▶ [SET PROBLEM] Search the data for the word "this" and copy every line that contains it.

+++ DATA ROWS

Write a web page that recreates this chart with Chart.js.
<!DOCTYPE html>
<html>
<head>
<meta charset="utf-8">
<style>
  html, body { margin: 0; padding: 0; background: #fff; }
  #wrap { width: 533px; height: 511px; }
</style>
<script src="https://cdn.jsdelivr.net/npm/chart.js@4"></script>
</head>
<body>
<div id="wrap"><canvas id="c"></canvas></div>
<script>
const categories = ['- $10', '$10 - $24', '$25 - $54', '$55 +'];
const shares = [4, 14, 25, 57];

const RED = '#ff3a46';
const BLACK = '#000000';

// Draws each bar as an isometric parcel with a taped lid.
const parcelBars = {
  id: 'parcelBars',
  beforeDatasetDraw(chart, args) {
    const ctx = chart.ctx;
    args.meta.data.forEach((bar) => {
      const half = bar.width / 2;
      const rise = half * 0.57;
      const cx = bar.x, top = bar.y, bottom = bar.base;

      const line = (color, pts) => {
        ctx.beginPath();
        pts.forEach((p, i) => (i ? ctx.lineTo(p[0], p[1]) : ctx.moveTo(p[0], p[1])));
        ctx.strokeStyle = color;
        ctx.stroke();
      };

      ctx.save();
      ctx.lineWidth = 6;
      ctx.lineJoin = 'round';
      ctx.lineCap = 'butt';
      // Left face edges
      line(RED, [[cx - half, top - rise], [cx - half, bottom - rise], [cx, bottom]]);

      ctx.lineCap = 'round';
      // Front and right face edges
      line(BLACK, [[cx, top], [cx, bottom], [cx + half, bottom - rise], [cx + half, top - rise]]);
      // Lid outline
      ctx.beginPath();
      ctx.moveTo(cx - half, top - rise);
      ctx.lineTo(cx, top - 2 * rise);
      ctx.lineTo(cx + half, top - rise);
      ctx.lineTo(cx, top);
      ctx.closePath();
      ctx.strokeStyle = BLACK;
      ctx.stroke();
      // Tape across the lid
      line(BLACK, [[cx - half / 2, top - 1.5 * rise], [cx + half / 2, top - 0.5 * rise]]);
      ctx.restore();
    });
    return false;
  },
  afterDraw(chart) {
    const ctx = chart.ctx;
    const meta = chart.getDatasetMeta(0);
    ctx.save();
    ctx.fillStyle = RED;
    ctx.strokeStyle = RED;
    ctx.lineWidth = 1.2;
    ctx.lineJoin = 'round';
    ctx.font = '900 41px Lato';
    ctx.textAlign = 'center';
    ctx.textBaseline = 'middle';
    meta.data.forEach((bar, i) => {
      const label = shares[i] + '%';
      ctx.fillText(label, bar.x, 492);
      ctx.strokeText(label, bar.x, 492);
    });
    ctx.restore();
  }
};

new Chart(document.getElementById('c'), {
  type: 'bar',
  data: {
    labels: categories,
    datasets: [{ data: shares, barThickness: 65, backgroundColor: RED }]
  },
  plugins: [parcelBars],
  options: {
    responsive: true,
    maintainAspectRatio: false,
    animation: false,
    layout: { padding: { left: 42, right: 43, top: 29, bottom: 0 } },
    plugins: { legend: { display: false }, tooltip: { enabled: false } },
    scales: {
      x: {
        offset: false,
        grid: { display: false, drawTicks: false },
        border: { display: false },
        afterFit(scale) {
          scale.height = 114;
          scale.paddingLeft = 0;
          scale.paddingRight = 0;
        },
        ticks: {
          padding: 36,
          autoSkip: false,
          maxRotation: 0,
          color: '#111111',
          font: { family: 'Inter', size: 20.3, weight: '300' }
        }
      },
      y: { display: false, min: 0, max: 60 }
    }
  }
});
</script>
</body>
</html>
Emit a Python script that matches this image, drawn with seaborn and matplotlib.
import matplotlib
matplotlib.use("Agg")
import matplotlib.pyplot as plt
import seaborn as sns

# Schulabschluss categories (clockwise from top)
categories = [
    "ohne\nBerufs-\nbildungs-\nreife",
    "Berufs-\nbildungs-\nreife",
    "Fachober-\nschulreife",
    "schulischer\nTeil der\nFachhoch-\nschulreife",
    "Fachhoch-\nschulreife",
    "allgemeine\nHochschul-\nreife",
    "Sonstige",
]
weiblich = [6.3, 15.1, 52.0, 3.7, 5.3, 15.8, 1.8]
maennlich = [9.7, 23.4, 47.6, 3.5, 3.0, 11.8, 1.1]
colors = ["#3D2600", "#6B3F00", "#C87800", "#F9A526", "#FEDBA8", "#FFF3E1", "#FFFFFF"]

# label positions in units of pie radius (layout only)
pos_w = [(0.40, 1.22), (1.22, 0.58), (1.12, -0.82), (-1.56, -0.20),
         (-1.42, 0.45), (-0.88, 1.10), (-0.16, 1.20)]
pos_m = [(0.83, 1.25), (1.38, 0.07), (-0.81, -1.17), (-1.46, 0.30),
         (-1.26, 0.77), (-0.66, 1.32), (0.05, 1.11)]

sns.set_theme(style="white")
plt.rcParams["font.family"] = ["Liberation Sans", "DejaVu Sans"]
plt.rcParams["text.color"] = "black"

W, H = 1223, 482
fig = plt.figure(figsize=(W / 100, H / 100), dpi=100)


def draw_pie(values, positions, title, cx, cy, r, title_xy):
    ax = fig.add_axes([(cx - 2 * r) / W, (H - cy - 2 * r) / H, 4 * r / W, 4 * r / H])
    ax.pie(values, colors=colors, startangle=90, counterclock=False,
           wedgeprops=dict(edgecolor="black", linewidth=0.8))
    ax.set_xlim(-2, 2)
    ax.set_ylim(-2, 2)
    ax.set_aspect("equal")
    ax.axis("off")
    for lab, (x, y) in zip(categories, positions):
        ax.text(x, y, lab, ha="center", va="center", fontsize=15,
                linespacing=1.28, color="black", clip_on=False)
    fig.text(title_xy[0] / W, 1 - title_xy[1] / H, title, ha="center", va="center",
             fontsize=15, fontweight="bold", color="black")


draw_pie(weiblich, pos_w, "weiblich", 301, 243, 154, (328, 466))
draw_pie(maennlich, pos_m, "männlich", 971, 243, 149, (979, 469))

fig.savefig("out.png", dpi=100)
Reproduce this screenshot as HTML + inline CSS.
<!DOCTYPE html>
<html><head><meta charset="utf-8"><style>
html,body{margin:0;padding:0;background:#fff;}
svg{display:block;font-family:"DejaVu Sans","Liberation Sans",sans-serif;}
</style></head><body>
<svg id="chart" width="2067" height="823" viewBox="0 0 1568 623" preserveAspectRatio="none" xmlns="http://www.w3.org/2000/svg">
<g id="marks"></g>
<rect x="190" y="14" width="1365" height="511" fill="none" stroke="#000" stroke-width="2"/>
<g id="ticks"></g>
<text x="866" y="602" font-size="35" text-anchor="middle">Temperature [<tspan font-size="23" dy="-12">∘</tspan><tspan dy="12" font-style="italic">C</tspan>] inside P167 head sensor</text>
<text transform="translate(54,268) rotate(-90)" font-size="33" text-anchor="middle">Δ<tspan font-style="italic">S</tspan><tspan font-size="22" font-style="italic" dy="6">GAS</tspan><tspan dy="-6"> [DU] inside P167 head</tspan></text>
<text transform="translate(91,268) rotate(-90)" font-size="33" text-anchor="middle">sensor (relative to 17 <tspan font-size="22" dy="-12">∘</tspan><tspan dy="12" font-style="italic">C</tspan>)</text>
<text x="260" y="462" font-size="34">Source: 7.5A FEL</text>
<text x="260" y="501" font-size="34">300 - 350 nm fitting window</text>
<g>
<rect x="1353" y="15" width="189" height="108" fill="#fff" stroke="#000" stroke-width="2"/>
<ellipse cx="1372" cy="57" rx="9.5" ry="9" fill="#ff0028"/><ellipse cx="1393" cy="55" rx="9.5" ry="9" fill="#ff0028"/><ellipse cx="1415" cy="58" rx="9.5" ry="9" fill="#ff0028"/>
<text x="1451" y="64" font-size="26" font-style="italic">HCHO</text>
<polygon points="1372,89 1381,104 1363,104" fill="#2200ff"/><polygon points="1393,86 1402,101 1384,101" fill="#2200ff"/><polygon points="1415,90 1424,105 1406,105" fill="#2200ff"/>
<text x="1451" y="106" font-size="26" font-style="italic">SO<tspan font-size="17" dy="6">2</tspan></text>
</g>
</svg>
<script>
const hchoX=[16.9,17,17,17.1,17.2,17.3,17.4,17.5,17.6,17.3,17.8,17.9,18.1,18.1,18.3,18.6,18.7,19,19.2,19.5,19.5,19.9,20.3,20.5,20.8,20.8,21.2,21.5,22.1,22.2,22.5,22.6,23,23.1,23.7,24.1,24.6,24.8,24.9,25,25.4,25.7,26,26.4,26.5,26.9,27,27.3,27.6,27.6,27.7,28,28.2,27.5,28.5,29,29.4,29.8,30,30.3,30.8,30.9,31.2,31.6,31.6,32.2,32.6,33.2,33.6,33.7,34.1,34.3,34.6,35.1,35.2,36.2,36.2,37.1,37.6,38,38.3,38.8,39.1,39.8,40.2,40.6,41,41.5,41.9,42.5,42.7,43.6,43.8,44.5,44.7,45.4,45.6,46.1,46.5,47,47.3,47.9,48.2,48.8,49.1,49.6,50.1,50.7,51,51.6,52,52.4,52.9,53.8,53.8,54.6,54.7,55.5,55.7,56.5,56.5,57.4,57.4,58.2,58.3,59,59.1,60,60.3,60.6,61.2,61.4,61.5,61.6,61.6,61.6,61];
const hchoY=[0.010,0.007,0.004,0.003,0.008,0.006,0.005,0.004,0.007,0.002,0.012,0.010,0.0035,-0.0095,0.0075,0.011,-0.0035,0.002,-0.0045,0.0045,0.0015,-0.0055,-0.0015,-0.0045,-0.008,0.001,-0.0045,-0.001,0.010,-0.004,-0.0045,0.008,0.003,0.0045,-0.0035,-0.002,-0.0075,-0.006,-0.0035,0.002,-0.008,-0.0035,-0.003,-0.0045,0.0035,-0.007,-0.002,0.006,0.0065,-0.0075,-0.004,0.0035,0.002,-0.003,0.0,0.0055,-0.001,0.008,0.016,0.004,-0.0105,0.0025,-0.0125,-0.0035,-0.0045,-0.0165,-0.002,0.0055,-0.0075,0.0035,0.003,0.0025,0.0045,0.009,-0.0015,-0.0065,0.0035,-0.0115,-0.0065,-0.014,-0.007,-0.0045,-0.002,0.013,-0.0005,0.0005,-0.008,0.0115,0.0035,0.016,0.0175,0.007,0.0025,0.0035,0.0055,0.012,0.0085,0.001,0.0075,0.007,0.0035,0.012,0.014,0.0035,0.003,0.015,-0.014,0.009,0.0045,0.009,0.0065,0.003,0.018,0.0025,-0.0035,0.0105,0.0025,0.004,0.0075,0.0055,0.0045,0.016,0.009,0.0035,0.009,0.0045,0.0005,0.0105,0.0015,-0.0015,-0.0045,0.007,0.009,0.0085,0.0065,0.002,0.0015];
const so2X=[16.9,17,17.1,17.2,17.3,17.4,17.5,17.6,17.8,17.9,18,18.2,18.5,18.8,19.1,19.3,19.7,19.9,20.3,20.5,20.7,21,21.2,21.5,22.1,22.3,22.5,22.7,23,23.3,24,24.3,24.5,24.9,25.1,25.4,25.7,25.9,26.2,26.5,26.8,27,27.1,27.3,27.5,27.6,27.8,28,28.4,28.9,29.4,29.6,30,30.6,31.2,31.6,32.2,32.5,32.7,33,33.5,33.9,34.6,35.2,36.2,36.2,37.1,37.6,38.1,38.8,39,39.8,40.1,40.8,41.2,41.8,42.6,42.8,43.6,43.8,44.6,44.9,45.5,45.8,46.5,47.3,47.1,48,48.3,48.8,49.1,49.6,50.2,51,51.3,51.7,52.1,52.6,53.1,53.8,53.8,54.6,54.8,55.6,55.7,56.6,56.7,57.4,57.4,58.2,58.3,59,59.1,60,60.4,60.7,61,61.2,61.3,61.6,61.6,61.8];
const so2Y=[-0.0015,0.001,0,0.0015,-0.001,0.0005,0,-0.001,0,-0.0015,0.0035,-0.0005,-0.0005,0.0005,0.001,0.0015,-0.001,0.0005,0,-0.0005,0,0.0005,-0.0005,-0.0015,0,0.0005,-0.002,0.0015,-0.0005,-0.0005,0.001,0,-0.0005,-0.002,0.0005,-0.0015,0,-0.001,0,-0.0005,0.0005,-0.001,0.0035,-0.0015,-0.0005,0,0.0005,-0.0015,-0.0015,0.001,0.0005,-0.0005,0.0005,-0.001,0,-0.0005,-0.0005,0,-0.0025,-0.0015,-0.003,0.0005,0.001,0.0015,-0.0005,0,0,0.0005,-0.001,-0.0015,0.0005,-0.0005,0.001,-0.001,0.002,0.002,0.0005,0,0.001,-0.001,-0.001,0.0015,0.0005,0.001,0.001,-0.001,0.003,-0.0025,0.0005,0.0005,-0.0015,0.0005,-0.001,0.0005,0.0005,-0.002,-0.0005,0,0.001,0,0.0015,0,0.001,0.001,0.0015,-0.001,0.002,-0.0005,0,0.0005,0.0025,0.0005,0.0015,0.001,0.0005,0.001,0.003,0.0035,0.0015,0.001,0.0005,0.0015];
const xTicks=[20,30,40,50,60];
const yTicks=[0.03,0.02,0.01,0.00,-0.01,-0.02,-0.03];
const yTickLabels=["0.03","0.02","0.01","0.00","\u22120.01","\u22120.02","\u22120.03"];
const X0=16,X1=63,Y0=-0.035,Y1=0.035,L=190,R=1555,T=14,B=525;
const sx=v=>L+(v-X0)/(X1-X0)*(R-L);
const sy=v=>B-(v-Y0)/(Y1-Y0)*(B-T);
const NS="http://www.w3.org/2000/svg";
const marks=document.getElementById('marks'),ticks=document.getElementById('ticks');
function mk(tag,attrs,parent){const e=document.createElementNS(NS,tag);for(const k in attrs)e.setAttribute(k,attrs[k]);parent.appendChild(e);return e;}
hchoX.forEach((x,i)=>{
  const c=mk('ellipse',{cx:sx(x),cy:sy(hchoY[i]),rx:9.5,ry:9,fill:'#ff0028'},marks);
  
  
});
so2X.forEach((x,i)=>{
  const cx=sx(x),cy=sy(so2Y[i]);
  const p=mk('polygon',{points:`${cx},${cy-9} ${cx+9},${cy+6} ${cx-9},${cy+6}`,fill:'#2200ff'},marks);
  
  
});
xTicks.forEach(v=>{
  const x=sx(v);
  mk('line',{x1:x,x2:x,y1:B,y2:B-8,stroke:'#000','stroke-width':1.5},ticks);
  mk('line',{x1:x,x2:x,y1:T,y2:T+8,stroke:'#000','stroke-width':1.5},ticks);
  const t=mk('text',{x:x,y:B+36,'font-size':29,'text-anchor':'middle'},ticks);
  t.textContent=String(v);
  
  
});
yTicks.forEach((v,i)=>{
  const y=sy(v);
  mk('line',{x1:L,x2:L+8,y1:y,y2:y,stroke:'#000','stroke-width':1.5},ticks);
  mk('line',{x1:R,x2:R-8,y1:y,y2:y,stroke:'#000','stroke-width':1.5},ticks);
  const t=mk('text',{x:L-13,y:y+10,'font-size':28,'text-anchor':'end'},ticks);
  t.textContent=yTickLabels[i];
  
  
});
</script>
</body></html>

++++++

▶ [REPLY TO THE TASK]
Write a web page that recreates this chart with Chart.js.
Emit a Python script that matches this image, drawn with seaborn and matplotlib.
Reproduce this screenshot as HTML + inline CSS.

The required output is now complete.